**Job**. From the records, pick out and copy each line containing "this".

**Input**.

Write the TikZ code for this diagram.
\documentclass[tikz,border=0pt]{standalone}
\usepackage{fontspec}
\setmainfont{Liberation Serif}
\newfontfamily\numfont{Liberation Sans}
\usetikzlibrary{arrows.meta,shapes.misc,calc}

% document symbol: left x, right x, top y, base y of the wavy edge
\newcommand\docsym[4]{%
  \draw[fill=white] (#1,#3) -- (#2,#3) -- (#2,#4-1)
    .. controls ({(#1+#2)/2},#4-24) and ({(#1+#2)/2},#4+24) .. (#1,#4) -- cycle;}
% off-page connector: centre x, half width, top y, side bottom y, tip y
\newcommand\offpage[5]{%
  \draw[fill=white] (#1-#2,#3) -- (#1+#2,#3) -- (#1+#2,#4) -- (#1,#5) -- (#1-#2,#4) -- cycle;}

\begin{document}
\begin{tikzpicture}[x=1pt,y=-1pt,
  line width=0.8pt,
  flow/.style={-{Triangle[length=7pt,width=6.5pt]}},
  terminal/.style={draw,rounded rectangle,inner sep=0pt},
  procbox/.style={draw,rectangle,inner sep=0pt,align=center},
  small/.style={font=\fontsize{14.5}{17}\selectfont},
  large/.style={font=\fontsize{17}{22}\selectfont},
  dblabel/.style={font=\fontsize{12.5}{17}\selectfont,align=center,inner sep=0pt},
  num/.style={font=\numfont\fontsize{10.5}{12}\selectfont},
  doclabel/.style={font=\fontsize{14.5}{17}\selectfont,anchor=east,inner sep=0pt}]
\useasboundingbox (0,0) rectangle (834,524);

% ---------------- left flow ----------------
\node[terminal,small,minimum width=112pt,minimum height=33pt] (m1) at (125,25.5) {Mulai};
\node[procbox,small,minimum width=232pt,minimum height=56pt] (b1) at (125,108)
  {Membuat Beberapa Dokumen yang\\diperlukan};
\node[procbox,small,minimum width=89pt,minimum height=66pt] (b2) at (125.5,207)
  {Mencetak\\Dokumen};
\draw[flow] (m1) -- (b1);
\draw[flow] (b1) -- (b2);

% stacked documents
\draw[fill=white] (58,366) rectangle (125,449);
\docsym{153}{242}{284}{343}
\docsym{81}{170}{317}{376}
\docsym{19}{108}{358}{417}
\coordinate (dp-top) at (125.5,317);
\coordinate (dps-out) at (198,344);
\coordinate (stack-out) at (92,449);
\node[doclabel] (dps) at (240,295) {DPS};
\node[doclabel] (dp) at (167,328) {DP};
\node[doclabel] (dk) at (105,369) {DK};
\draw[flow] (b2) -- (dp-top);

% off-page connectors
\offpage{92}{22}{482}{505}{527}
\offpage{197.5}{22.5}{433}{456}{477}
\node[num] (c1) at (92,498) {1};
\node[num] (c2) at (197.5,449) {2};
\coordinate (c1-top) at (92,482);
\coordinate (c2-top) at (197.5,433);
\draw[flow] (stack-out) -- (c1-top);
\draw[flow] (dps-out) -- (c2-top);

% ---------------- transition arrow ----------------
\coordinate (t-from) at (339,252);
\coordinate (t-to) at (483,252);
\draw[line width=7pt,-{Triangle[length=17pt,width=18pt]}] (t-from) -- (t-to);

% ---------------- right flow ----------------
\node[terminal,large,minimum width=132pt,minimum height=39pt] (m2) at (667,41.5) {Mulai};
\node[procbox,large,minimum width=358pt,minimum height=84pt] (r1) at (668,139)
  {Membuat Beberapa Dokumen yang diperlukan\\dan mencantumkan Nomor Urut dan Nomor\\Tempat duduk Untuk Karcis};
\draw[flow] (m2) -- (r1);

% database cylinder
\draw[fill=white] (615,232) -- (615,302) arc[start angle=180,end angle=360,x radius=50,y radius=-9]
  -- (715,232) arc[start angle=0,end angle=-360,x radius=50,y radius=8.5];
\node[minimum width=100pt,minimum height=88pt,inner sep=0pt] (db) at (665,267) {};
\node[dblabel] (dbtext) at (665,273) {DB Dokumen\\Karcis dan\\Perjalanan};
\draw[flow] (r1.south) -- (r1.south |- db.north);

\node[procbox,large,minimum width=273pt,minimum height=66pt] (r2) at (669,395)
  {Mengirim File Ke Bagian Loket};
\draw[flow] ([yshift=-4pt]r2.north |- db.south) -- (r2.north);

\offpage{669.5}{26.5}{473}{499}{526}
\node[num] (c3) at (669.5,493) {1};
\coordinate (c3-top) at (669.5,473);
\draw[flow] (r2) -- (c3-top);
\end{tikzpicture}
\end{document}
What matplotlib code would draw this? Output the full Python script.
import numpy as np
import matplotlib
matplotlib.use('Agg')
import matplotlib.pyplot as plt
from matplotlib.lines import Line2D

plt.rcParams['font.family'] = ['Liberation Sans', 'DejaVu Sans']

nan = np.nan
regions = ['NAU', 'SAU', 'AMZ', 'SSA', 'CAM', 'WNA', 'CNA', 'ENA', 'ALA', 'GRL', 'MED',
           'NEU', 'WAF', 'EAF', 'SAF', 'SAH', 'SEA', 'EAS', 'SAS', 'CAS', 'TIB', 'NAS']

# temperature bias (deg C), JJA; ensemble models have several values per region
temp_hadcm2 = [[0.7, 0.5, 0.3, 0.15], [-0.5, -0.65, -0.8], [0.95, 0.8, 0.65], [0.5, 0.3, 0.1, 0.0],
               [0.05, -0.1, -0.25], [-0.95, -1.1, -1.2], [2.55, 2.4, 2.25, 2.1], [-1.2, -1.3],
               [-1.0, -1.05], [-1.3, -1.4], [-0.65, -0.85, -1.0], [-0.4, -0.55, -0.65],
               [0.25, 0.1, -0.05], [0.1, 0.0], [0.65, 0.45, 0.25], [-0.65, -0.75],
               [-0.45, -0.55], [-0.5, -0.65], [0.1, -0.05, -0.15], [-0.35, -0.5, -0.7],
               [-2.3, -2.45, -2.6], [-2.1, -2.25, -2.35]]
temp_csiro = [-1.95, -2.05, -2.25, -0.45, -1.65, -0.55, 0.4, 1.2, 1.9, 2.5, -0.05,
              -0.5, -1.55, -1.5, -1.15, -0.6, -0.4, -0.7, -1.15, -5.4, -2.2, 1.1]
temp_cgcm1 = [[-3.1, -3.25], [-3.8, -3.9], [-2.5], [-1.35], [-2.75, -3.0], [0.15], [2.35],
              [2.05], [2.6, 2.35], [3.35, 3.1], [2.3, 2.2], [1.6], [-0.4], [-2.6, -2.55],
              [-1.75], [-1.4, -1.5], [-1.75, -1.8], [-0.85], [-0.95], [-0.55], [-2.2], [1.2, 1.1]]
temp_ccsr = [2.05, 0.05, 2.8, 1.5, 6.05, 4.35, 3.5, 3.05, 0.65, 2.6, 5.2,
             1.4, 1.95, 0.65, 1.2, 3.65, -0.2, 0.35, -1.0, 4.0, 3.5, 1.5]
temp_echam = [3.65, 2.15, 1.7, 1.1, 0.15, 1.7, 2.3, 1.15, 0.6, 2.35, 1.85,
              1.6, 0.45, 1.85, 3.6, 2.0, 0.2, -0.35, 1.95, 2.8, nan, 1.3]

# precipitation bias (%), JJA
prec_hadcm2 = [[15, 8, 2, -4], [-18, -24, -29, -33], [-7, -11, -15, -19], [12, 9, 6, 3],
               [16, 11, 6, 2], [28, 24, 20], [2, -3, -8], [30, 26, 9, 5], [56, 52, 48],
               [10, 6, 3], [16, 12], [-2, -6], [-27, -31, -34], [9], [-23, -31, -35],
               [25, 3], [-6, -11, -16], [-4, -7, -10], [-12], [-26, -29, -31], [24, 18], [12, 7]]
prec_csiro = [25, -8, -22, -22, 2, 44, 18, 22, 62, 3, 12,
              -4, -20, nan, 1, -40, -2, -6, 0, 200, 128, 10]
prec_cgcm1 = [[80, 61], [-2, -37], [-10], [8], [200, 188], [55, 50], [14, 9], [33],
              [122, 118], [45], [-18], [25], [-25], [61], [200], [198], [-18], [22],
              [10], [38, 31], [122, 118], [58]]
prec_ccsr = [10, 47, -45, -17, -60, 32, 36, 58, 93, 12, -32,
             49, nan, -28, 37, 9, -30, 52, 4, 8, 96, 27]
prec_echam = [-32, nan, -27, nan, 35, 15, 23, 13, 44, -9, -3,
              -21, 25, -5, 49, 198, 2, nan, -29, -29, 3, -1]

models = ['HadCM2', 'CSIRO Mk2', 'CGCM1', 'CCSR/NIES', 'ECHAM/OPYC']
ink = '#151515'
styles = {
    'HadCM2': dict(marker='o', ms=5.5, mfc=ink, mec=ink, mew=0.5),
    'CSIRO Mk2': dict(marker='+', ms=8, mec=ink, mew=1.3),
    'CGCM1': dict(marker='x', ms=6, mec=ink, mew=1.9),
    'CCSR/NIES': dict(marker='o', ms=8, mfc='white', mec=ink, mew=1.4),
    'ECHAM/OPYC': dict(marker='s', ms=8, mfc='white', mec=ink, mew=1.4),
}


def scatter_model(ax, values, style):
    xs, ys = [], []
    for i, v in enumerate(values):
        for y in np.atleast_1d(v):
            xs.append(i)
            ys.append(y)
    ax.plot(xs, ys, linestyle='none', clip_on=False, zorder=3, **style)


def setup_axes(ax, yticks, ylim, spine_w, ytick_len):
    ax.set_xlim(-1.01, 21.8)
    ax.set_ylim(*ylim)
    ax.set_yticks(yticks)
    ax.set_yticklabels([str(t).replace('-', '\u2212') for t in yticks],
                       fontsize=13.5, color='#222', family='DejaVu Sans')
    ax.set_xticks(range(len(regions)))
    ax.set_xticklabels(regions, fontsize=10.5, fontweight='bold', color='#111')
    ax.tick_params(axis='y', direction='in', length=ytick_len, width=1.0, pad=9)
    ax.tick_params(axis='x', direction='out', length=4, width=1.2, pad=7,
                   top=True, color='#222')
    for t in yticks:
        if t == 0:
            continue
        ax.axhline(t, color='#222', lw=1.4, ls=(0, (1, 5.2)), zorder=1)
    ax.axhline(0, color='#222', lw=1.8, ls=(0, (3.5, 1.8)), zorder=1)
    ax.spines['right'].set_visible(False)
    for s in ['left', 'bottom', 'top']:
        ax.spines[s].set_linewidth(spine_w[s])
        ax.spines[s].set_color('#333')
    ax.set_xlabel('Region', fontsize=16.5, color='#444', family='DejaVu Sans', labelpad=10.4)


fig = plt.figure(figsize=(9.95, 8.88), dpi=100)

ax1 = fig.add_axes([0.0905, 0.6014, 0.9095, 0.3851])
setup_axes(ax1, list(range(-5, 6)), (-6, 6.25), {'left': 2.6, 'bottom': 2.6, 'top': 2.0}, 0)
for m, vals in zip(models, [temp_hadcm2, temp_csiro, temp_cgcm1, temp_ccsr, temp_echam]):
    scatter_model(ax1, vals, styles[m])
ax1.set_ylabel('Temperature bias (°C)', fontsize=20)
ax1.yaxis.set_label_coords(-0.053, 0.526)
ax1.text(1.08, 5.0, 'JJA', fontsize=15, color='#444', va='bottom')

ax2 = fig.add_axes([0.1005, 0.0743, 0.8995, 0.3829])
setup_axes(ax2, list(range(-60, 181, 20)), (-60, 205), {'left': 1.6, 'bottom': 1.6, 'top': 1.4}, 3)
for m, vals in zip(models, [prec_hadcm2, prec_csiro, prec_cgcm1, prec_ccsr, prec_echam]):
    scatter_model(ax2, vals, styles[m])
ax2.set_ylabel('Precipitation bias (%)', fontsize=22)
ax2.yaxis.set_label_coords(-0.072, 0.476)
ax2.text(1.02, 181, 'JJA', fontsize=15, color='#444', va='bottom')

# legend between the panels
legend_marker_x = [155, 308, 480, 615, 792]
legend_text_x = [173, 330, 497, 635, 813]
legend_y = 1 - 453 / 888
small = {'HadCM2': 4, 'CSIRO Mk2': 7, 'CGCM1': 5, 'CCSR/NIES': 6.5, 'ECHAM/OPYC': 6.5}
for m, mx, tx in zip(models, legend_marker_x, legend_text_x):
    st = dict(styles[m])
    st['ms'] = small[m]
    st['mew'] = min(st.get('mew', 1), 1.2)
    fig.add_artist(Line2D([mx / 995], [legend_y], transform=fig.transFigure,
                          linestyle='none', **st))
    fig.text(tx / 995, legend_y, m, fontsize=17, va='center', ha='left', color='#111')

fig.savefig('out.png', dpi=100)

**Final answer**.
Write the TikZ code for this diagram.
What matplotlib code would draw this? Output the full Python script.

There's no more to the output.